US Senate Committee on Health, Education, Labor, & Pensions

At the HELP Committee Hearing

Wednesday, August 04, 2010Kate Cyrul/Bergen Kenny 202-224-3254

“This is the second in a series of hearings by this Committee focusing on the growing federal investment in for-profit colleges and universities.  

“This industry has grown at an extraordinary pace.  Over the last ten years, enrollment has increased from 600,000 students to two million students.  Federal financial aid to students at for-profits has ballooned from $4.6 billion a decade ago to more than $23 billion, today.  The question is: what is driving the explosive growth in this industry?  And are students – and U.S. taxpayers – getting good value for the billions of dollars they are investing in these schools?     

“In our first hearing, in June, this Committee heard testimony from witnesses about the pressures for-profit companies face to relentlessly enroll more students in order to increase profits and – in the case of publicly traded companies – to meet the expectations of investors.  The Committee issued a report showing that, in order to boost recruitment, many publicly traded for-profit schools spend huge sums of Title IV dollars – taxpayer dollars – on TV advertisements, billboards, phone solicitation and web marketing, and as we will see shortly, an aggressive sales staff.   According to the Chairman’s report, an analysis of the eight publicly traded schools shows that, on average, they spend 31 percent of revenues on recruiting and marketing.  

“This spending by for-profit schools sets them radically apart from other colleges.  By contrast, community colleges typically spend just one or two percent on marketing – a tiny fraction of the money spent by publicly traded for-profits.  

“However numbers only tell a part of a story.  Much can be revealed, too, by the experience that students – perhaps the first in their family to go to college – have when they sit down to talk to a recruiter or admissions officer.  That is why I asked the Government Accountability Office to investigate this key encounter during the recruitment process at for-profit institutions.

“GAO’s findings – and we will hear from the lead investigator shortly – make it disturbingly clear that abuses in for-profit recruiting are not limited to a few rogue recruiters or even a few schools with lax oversight.  To the contrary, the evidence points to a problem that is systemic to the for-profit industry: a recruitment process specifically designed to do whatever it takes to drive up enrollment numbers, more often than not to the disadvantage of students.

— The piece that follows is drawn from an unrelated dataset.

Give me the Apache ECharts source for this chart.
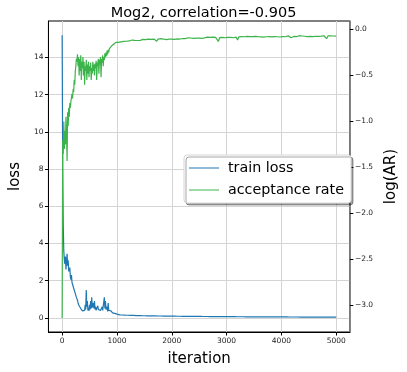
<!DOCTYPE html>
<html lang="en">
<head>
<meta charset="UTF-8">
<title>Mog2</title>
<script src="https://cdn.jsdelivr.net/npm/echarts@6/dist/echarts.min.js"></script>
<style>
  html, body { margin: 0; padding: 0; background: #fff; }
  #chart { width: 407px; height: 372px; }
</style>
</head>
<body>
<div id="chart"></div>
<script>
// loss, every 10 iterations from 0 to 1000
const lossEarly = [
  15.2, 8.1, 5.0, 3.6, 3.1, 2.9, 3.3, 2.6, 3.0, 3.45,
  2.8, 3.1, 2.5, 2.4, 2.7, 2.2, 2.05, 2.3, 1.9, 2.0,
  1.7, 1.75, 1.5, 1.6, 1.3, 1.2, 1.1, 1.0, 0.95, 0.8,
  0.75, 0.65, 0.6, 0.55, 0.5, 0.45, 0.5, 0.38, 0.42, 0.35,
  0.48, 0.4, 0.7, 0.45, 1.5, 0.6, 0.9, 0.4, 0.55, 0.38,
  0.7, 0.45, 0.9, 0.5, 1.1, 0.55, 0.45, 0.8, 0.5, 0.9,
  0.45, 0.6, 0.4, 0.5, 0.42, 0.65, 0.45, 0.5, 0.38, 0.55,
  0.4, 0.48, 0.35, 0.6, 0.4, 0.5, 0.38, 1.1, 0.5, 0.9,
  0.45, 0.35, 0.6, 0.35, 0.8, 0.4, 0.3, 0.45, 0.3, 0.38,
  0.28, 0.35, 0.27, 0.3, 0.25, 0.32, 0.24, 0.28, 0.22, 0.25,
  0.2
];
// loss, every 25 iterations from 1025 to 5000
const lossLate = [
  0.17, 0.16, 0.15, 0.155, 0.14, 0.145, 0.135, 0.14, 0.13, 0.135,
  0.128, 0.132, 0.125, 0.12, 0.127, 0.118, 0.122, 0.115, 0.12, 0.113,
  0.118, 0.11, 0.114, 0.108, 0.112, 0.105, 0.11, 0.104, 0.108, 0.1,
  0.106, 0.099, 0.103, 0.097, 0.101, 0.095, 0.099, 0.094, 0.098, 0.092,
  0.096, 0.09, 0.094, 0.088, 0.092, 0.087, 0.091, 0.085, 0.089, 0.084,
  0.088, 0.082, 0.086, 0.08, 0.085, 0.079, 0.083, 0.078, 0.082, 0.077,
  0.081, 0.075, 0.079, 0.074, 0.078, 0.072, 0.077, 0.071, 0.075, 0.07,
  0.074, 0.069, 0.073, 0.068, 0.072, 0.067, 0.09, 0.066, 0.07, 0.065,
  0.069, 0.064, 0.068, 0.063, 0.067, 0.062, 0.066, 0.061, 0.065, 0.06,
  0.064, 0.059, 0.063, 0.058, 0.062, 0.058, 0.061, 0.057, 0.06, 0.056,
  0.06, 0.055, 0.059, 0.054, 0.058, 0.054, 0.057, 0.053, 0.056, 0.052,
  0.056, 0.052, 0.055, 0.051, 0.054, 0.05, 0.053, 0.05, 0.052, 0.049,
  0.053, 0.049, 0.052, 0.048, 0.051, 0.047, 0.05, 0.047, 0.049, 0.046,
  0.05, 0.046, 0.049, 0.045, 0.048, 0.045, 0.047, 0.044, 0.047, 0.043,
  0.047, 0.043, 0.046, 0.042, 0.045, 0.042, 0.044, 0.041, 0.044, 0.04,
  0.044, 0.04, 0.043, 0.04, 0.042, 0.039, 0.042, 0.038, 0.041, 0.045
];
// log(acceptance rate), every 10 iterations from 0 to 1000
const arEarly = [
  -3.135, -1.2, -1.35, -1.0, -1.3, -1.1, -1.25, -0.95, -1.15, -1.43,
  -0.9, -1.05, -0.85, -0.95, -0.8, -0.85, -0.78, -0.8, -0.7, -0.75,
  -0.65, -0.68, -0.55, -0.6, -0.45, -0.4, -0.32, -0.35, -0.27, -0.4,
  -0.3, -0.5, -0.32, -0.45, -0.28, -0.55, -0.35, -0.42, -0.3, -0.5,
  -0.35, -0.6, -0.4, -0.45, -0.33, -0.55, -0.38, -0.48, -0.35, -0.52,
  -0.4, -0.45, -0.36, -0.55, -0.42, -0.48, -0.35, -0.45, -0.38, -0.5,
  -0.37, -0.42, -0.34, -0.55, -0.36, -0.4, -0.32, -0.48, -0.33, -0.38,
  -0.3, -0.52, -0.32, -0.36, -0.28, -0.4, -0.3, -0.33, -0.26, -0.3,
  -0.25, -0.29, -0.23, -0.27, -0.22, -0.25, -0.21, -0.23, -0.19, -0.22,
  -0.18, -0.2, -0.17, -0.19, -0.16, -0.18, -0.15, -0.16, -0.14, -0.15,
  -0.14
];
// log(acceptance rate), every 25 iterations from 1025 to 5000
const arLate = [
  -0.14, -0.13, -0.135, -0.125, -0.13, -0.12, -0.128, -0.118, -0.125, -0.12,
  -0.115, -0.122, -0.118, -0.112, -0.12, -0.11, -0.118, -0.115, -0.108, -0.116,
  -0.11, -0.118, -0.105, -0.112, -0.108, -0.115, -0.104, -0.11, -0.128, -0.105,
  -0.108, -0.1, -0.112, -0.104, -0.098, -0.11, -0.102, -0.106, -0.097, -0.105,
  -0.1, -0.108, -0.096, -0.102, -0.094, -0.104, -0.12, -0.098, -0.092, -0.1,
  -0.095, -0.09, -0.1, -0.093, -0.088, -0.097, -0.09, -0.095, -0.087, -0.094,
  -0.089, -0.096, -0.085, -0.092, -0.088, -0.084, -0.094, -0.086, -0.09, -0.083,
  -0.09, -0.086, -0.082, -0.13, -0.088, -0.08, -0.087, -0.083, -0.09, -0.081,
  -0.086, -0.079, -0.085, -0.082, -0.09, -0.078, -0.084, -0.115, -0.08, -0.085,
  -0.077, -0.083, -0.079, -0.086, -0.076, -0.082, -0.078, -0.085, -0.077, -0.081,
  -0.075, -0.082, -0.078, -0.072, -0.08, -0.076, -0.084, -0.074, -0.079, -0.073,
  -0.078, -0.074, -0.081, -0.072, -0.077, -0.07, -0.079, -0.075, -0.082, -0.073,
  -0.077, -0.071, -0.079, -0.074, -0.069, -0.078, -0.09, -0.072, -0.076, -0.07,
  -0.078, -0.073, -0.068, -0.076, -0.071, -0.08, -0.074, -0.069, -0.077, -0.072,
  -0.075, -0.07, -0.078, -0.068, -0.074, -0.071, -0.076, -0.066, -0.073, -0.06,
  -0.068, -0.075, -0.1, -0.07, -0.076, -0.069, -0.074, -0.071, -0.077, -0.072
];
const xTicks = [0, 1000, 2000, 3000, 4000, 5000];
const lossTicks = [0, 2, 4, 6, 8, 10, 12, 14];
const arTicks = [-3.0, -2.5, -2.0, -1.5, -1.0, -0.5, 0.0];

// x positions of the samples
const itersEarly = lossEarly.map((_, i) => i * 10);
const itersLate = lossLate.map((_, i) => 1025 + i * 25);
const pairs = (xs1, ys1, xs2, ys2) =>
  xs1.map((x, i) => [x, ys1[i]]).concat(xs2.map((x, i) => [x, ys2[i]]));

const font = 'DejaVu Sans';
const minus = v => (v < 0 ? '\u2212' + Math.abs(v).toFixed(1) : v.toFixed(1));

const chart = echarts.init(document.getElementById('chart'));
chart.setOption({
  animation: false,
  backgroundColor: '#fff',
  textStyle: { fontFamily: font },
  title: {
    text: 'Mog2, correlation=-0.905',
    left: 'center', top: 1,
    textStyle: { fontFamily: font, fontSize: 14.5, fontWeight: 'normal', color: '#000' }
  },
  grid: {
    left: 37, right: 45, top: 21, bottom: 34,
    show: true, borderColor: '#000', borderWidth: 1, backgroundColor: '#fff'
  },
  legend: {
    orient: 'vertical',
    left: 184, top: 155,
    icon: 'path://M0,0H30V1H0Z',
    itemWidth: 30, itemHeight: 1.3, itemGap: 8,
    padding: [6, 7, 6, 5],
    backgroundColor: '#fff',
    borderColor: '#d6d6d6', borderWidth: 1, borderRadius: 3,
    shadowColor: 'rgba(0,0,0,0.35)', shadowBlur: 0, shadowOffsetX: 2, shadowOffsetY: 2,
    textStyle: { fontFamily: font, fontSize: 14.3, color: '#000', padding: [0, 0, 0, 4] },
    data: ['train loss', 'acceptance rate']
  },
  xAxis: {
    type: 'value', min: -250, max: 5250,
    name: 'iteration', nameLocation: 'middle', nameGap: 20,
    nameTextStyle: { fontFamily: font, fontSize: 15, color: '#000' },
    axisLine: { show: true, onZero: false, lineStyle: { color: '#000', width: 1 } },
    axisTick: { show: true, customValues: xTicks, length: 3.5, lineStyle: { color: '#000' } },
    axisLabel: { customValues: xTicks, fontSize: 7.5, color: '#222', margin: 5, formatter: v => String(v) },
    splitLine: { show: true, lineStyle: { color: '#d4d4d4', width: 1 } }
  },
  yAxis: [
    {
      type: 'value', min: -0.76, max: 15.96, position: 'left',
      name: 'loss', nameLocation: 'middle', nameGap: 21, nameRotate: 90,
      nameTextStyle: { fontFamily: font, fontSize: 15, color: '#000' },
      axisLine: { show: true, onZero: false, lineStyle: { color: '#000', width: 1 } },
      axisTick: { show: true, customValues: lossTicks, length: 3.5, lineStyle: { color: '#000' } },
      axisLabel: { customValues: lossTicks, fontSize: 7.5, color: '#222', margin: 5 },
      splitLine: { show: true, lineStyle: { color: '#d4d4d4', width: 1 } }
    },
    {
      type: 'value', min: -3.288, max: 0.092, position: 'right',
      name: 'log(AR)', nameLocation: 'middle', nameGap: 31, nameRotate: 90,
      nameTextStyle: { fontFamily: font, fontSize: 15, color: '#000' },
      axisLine: { show: true, onZero: false, lineStyle: { color: '#808080', width: 1.6 } },
      axisTick: { show: true, customValues: arTicks, length: 3.5, lineStyle: { color: '#000' } },
      axisLabel: { customValues: arTicks, fontSize: 7.5, color: '#222', margin: 5, formatter: minus },
      splitLine: { show: false }
    }
  ],
  series: [
    {
      name: 'train loss', type: 'line', yAxisIndex: 0,
      data: pairs(itersEarly, lossEarly, itersLate, lossLate),
      symbol: 'none', color: '#1f77b4',
      lineStyle: { width: 1.2, color: '#1f77b4' }
    },
    {
      name: 'acceptance rate', type: 'line', yAxisIndex: 1,
      data: pairs(itersEarly, arEarly, itersLate, arLate),
      symbol: 'none', color: '#3cb44b',
      lineStyle: { width: 1.2, color: '#3cb44b' }
    }
  ]
});
</script>
</body>
</html>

“There is a cruel irony, here, that deserves special focus.  One ostensibly admirable aspect of for-profit colleges is that they seek out and enroll large numbers of minority and low-income students, offering them opportunities they wouldn’t otherwise have.  In choosing to enroll in a for-profit college, these students typically go deeply into debt and make other sacrifices, all in search of a better life.  They need information that is clear, complete and honest.  Instead, too often, they are victims of deceptive and/or abusive marketing tactics.  

“In our first hearing, we learned that for-profit schools are enrolling huge numbers of new students, but their total current enrollment numbers show only a small increase – which seems to point to an extremely high drop-out rate.  For example, one publicly traded school had 84,555 students as of March 31st, enrolled 21,673 new students between April 1st and June 30th but ended June with 84,695 students, a gain of only 140 students.  Reports for the past year show that this school turns over between 22 and 25 percent of their student population every three months!  

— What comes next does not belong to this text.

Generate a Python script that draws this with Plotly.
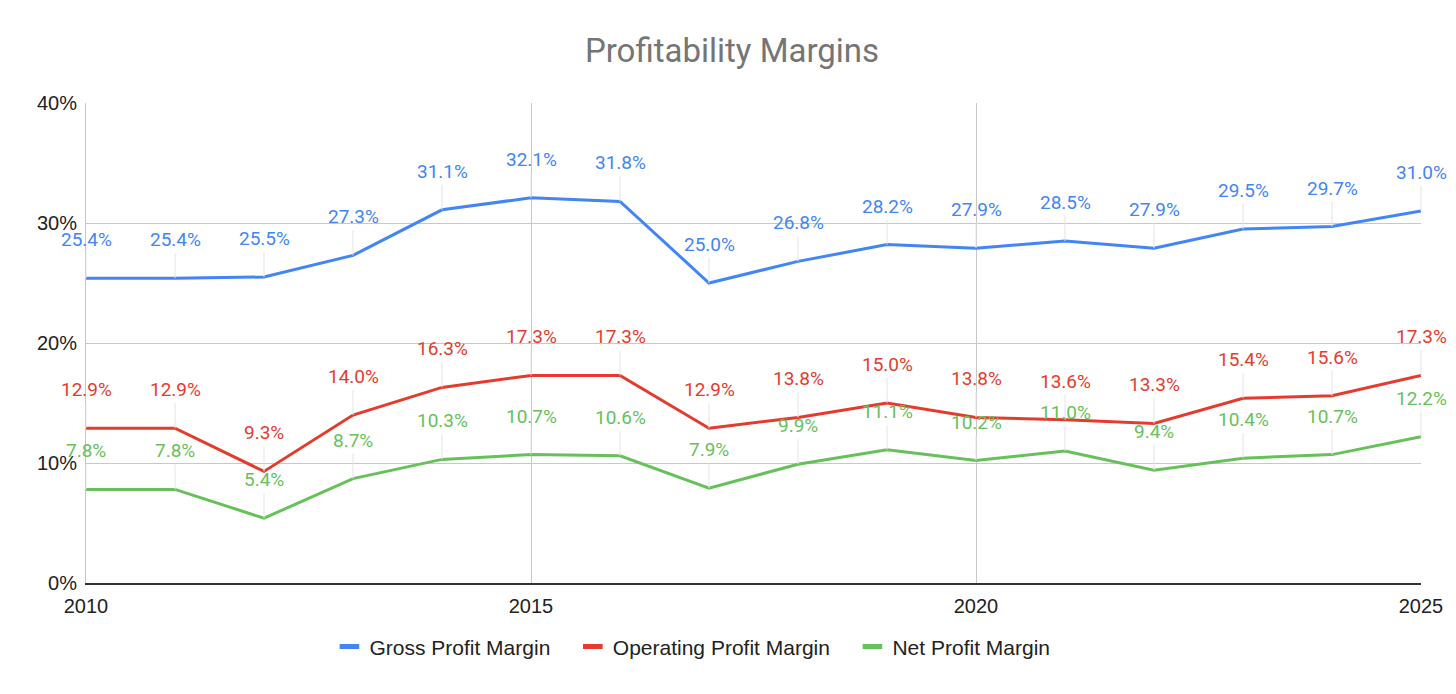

“Why are such large numbers of students turning over – presumably dropping out?  Are they leaving for-profit schools with debt and no degree?  And how can that be happening in such large numbers?  The testimony, this morning, from Gregory Kutz of the Government Accountability Office will begin to answer these questions.

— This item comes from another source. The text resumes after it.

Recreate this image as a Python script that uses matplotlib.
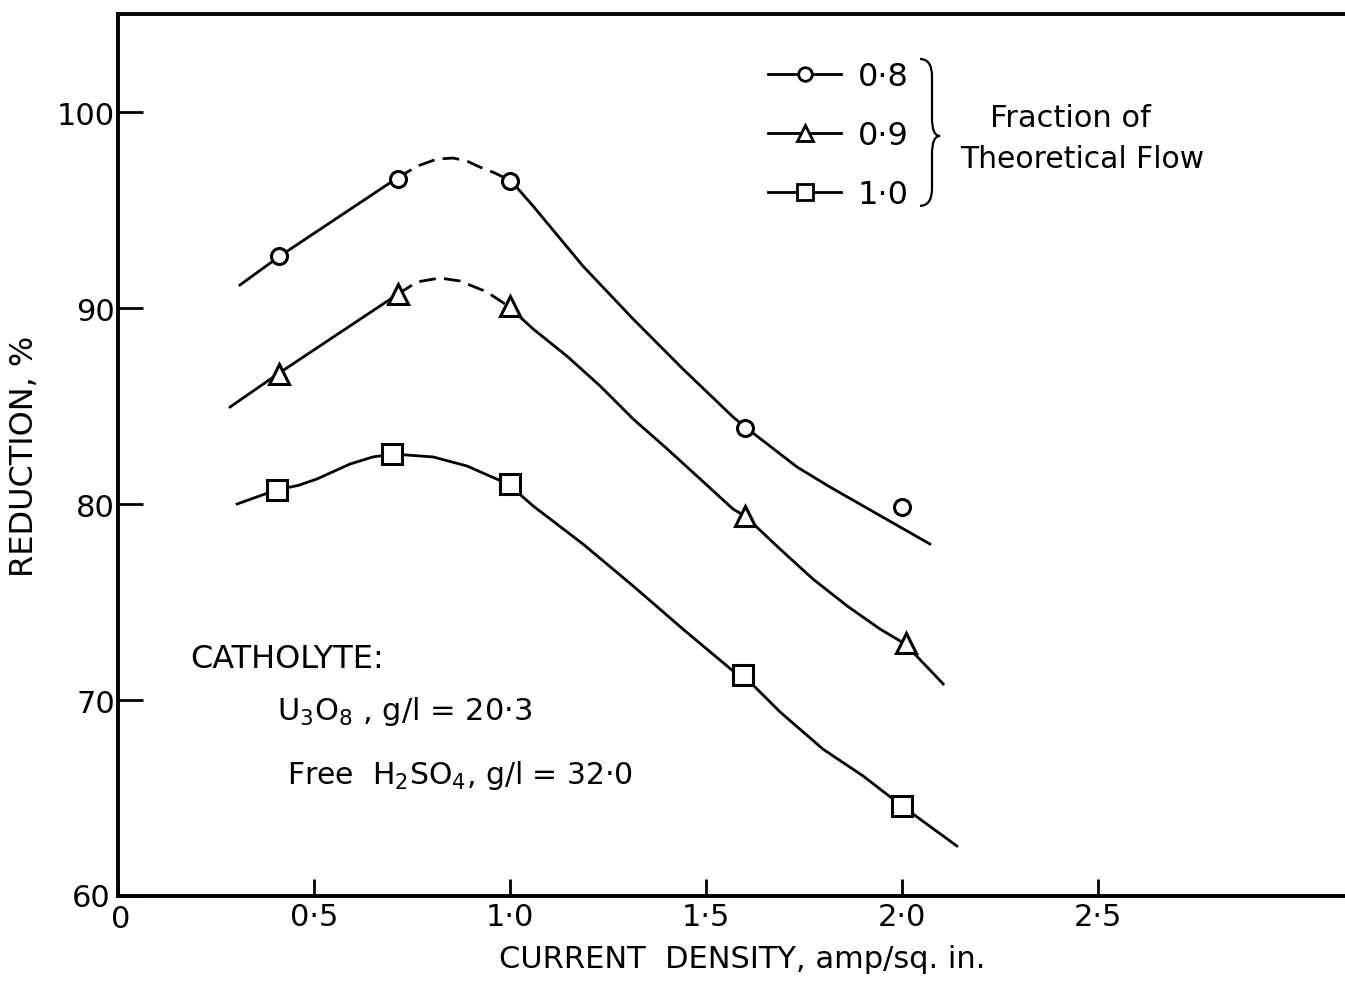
import numpy as np
import matplotlib
matplotlib.use("Agg")
import matplotlib.pyplot as plt
from matplotlib.path import Path
from matplotlib.patches import PathPatch
from matplotlib.transforms import ScaledTranslation

plt.rcParams["font.family"] = ["DejaVu Sans"]
plt.rcParams["mathtext.fontset"] = "dejavusans"

# measured points, one list per flow fraction
flows = ["0·8", "0·9", "1·0"]
markers = ["o", "^", "s"]

pts_x_08 = [0.41, 0.715, 1.0, 1.6, 2.0]
pts_y_08 = [92.65, 96.6, 96.5, 83.9, 79.85]
pts_x_09 = [0.41, 0.715, 1.0, 1.6, 2.01]
pts_y_09 = [86.65, 90.7, 90.1, 79.4, 72.9]
pts_x_10 = [0.405, 0.70, 1.0, 1.595, 2.0]
pts_y_10 = [80.7, 82.55, 81.0, 71.3, 64.6]

# hand drawn fitted curves
crv_x_08 = [0.311, 0.413, 0.712, 0.765, 0.814, 0.855, 0.890, 0.923, 0.96, 1.003,
            1.059, 1.186, 1.314, 1.441, 1.569, 1.6, 1.732, 1.816, 1.901, 2.071]
crv_y_08 = [91.17, 92.65, 96.63, 97.25, 97.60, 97.65, 97.50, 97.19, 96.9, 96.48,
            95.20, 92.14, 89.44, 86.89, 84.44, 83.93, 81.89, 80.87, 79.90, 77.96]
crv_x_09 = [0.286, 0.411, 0.714, 0.763, 0.821, 0.872, 0.941, 0.995,
            1.059, 1.145, 1.230, 1.314, 1.401, 1.485, 1.569, 1.6,
            1.689, 1.773, 1.860, 1.944, 2.008, 2.105]
crv_y_09 = [84.95, 86.68, 90.71, 91.33, 91.53, 91.38, 90.82, 90.10,
            88.93, 87.55, 86.02, 84.34, 82.81, 81.28, 79.74, 79.38,
            77.70, 76.17, 74.80, 73.62, 72.86, 70.82]
crv_x_10 = [0.304, 0.403, 0.46, 0.508, 0.592, 0.65, 0.702, 0.804, 0.890, 0.995,
            1.059, 1.186, 1.314, 1.441, 1.569, 1.594, 1.689, 1.798, 1.901,
            1.997, 2.140]
crv_y_10 = [80.0, 80.71, 80.95, 81.28, 82.04, 82.4, 82.55, 82.40, 81.94, 81.02,
            79.90, 77.96, 75.82, 73.62, 71.48, 71.28, 69.39, 67.50, 66.12,
            64.64, 62.55]

# part of each curve drawn dashed (None = all solid)
dash_span = [(0.712, 1.003), (0.714, 0.995), None]

xticks = [0, 0.5, 1.0, 1.5, 2.0, 2.5]
xtick_labels = ["0", "0·5", "1·0", "1·5", "2·0", "2·5"]
yticks = [60, 70, 80, 90, 100]

points = [(pts_x_08, pts_y_08), (pts_x_09, pts_y_09), (pts_x_10, pts_y_10)]
curves = [(crv_x_08, crv_y_08), (crv_x_09, crv_y_09), (crv_x_10, crv_y_10)]

fig = plt.figure(figsize=(13.45, 9.87), dpi=100)
ax = fig.add_axes([118 / 1345, 90 / 987, 1227 / 1345, 882 / 987])
ax.set_xlim(0, 1227 / 392)
ax.set_ylim(60, 60 + 882 / 19.6)

lw = 2.0
ms = {"o": 11.5, "^": 14, "s": 14}
for (cx, cy), span in zip(curves, dash_span):
    cx = np.array(cx)
    cy = np.array(cy)
    if span is None:
        ax.plot(cx, cy, color="black", lw=lw, zorder=2)
        continue
    lo, hi = span
    left = cx <= lo + 1e-9
    mid = (cx >= lo - 1e-9) & (cx <= hi + 1e-9)
    right = cx >= hi - 1e-9
    ax.plot(cx[left], cy[left], color="black", lw=lw, zorder=2)
    ax.plot(cx[mid], cy[mid], color="black", lw=lw, zorder=2,
            dashes=(6, 3))
    ax.plot(cx[right], cy[right], color="black", lw=lw, zorder=2)

handles = []
for (px, py), m in zip(points, markers):
    ax.plot(px, py, linestyle="none", marker=m, ms=ms[m], mfc="white",
            mec="black", mew=2.2, zorder=3)
    h, = ax.plot([], [], color="black", lw=lw, marker=m, ms=ms[m] * 0.85,
                 mfc="white", mec="black", mew=2.0)
    handles.append(h)

leg = ax.legend(handles, flows, loc="upper left", bbox_to_anchor=(0.5297, 0.947),
                frameon=False, fontsize=23, handlelength=2.3, handletextpad=0.5,
                labelspacing=0.88, borderaxespad=0, borderpad=0)

# brace joining the legend entries
xl, xs, xt = 0.6536, 0.6634, 0.670
yt, ym, yb = 0.949, 0.8617, 0.7825
d = 0.02
verts = [(xl, yt), (xs, yt), (xs, yt - d),
         (xs, ym + d), (xs, ym), (xt, ym),
         (xs, ym), (xs, ym - d),
         (xs, yb + d), (xs, yb), (xl, yb)]
codes = [Path.MOVETO, Path.CURVE3, Path.CURVE3,
         Path.LINETO, Path.CURVE3, Path.CURVE3,
         Path.CURVE3, Path.CURVE3,
         Path.LINETO, Path.CURVE3, Path.CURVE3]
ax.add_patch(PathPatch(Path(verts, codes), transform=ax.transAxes,
                       fill=False, lw=1.6, color="black"))
ax.text(0.7107, 0.873, "Fraction of", transform=ax.transAxes, fontsize=22,
        va="baseline", ha="left")
ax.text(0.686, 0.8265, "Theoretical Flow", transform=ax.transAxes, fontsize=21.5,
        va="baseline", ha="left")

ax.text(0.0587, 0.2596, "CATHOLYTE:", transform=ax.transAxes, fontsize=23,
        va="baseline")
ax.text(0.1296, 0.2007, r"U$_3$O$_8$ , g/l = 20·3", transform=ax.transAxes,
        fontsize=22, va="baseline")
ax.text(0.1377, 0.128, r"Free  H$_2$SO$_4$, g/l = 32·0", transform=ax.transAxes,
        fontsize=21.5, va="baseline")

ax.set_xticks(xticks)
ax.set_xticklabels(xtick_labels)
ax.set_yticks(yticks)
ax.tick_params(axis="both", direction="in", labelsize=22, width=2.0, pad=4)
ax.tick_params(axis="y", length=18, pad=2)
ax.tick_params(axis="x", length=12)

# corner labels: nudge "60" left and "0" right/down so they sit apart
ylab0 = ax.get_yticklabels()[0]
ylab0.set_transform(ylab0.get_transform() + ScaledTranslation(-5 / 100, 2 / 100, fig.dpi_scale_trans))
xlab0 = ax.get_xticklabels()[0]
xlab0.set_transform(xlab0.get_transform() + ScaledTranslation(3 / 100, -2 / 100, fig.dpi_scale_trans))

for side in ["left", "bottom", "top"]:
    ax.spines[side].set_linewidth(2.8)
ax.spines["right"].set_visible(False)

ax.set_xlabel("CURRENT  DENSITY, amp/sq. in.", fontsize=22, labelpad=8, x=0.509)
ax.set_ylabel("REDUCTION, %", fontsize=23, labelpad=12)

fig.savefig("out.png", dpi=100)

“Our second panel will allow us to hear directly from a former recruiter for a large for-profit school.  He will offer us insight into the training and supervision systems that foster the deceptive and misleading recruiting tactics that are all too common at these schools.  We also will hear from an admissions counseling expert, who will contrast the recruiting policies and practices at non-profit and public colleges with those at for-profit schools.  Finally, we will hear from the Executive Director of a national accrediting organization to help the Committee better understand the national accreditation process, and the steps that accrediting agencies take to ensure that the for-profit schools they accredit are acting both lawfully and in the best interests of their students.  

“Finally, we will hear from the Executive Director of a national accrediting organization to help the Committee better understand the national accreditation process, and the steps that accrediting agencies take to ensure that the for-profit schools they accredit are acting both lawfully and in the best interests of their students.  

“I want to remind everyone that Congress has just committed to making a ten-year investment of $36 billion in the Pell grant program.  If current enrollment trends continue, a huge portion of those dollars will flow to students attending for-profit schools.  I encourage the Committee to keep this in mind as we hear testimony from today’s witnesses.  We need to keep two questions front and center:  are these schools serving the best interests of students?  Are our new investments in student financial aid sufficiently safeguarded under current law?

“With that, I will turn to the Committee’s ranking member and former chair, Senator Enzi, for his opening statement.”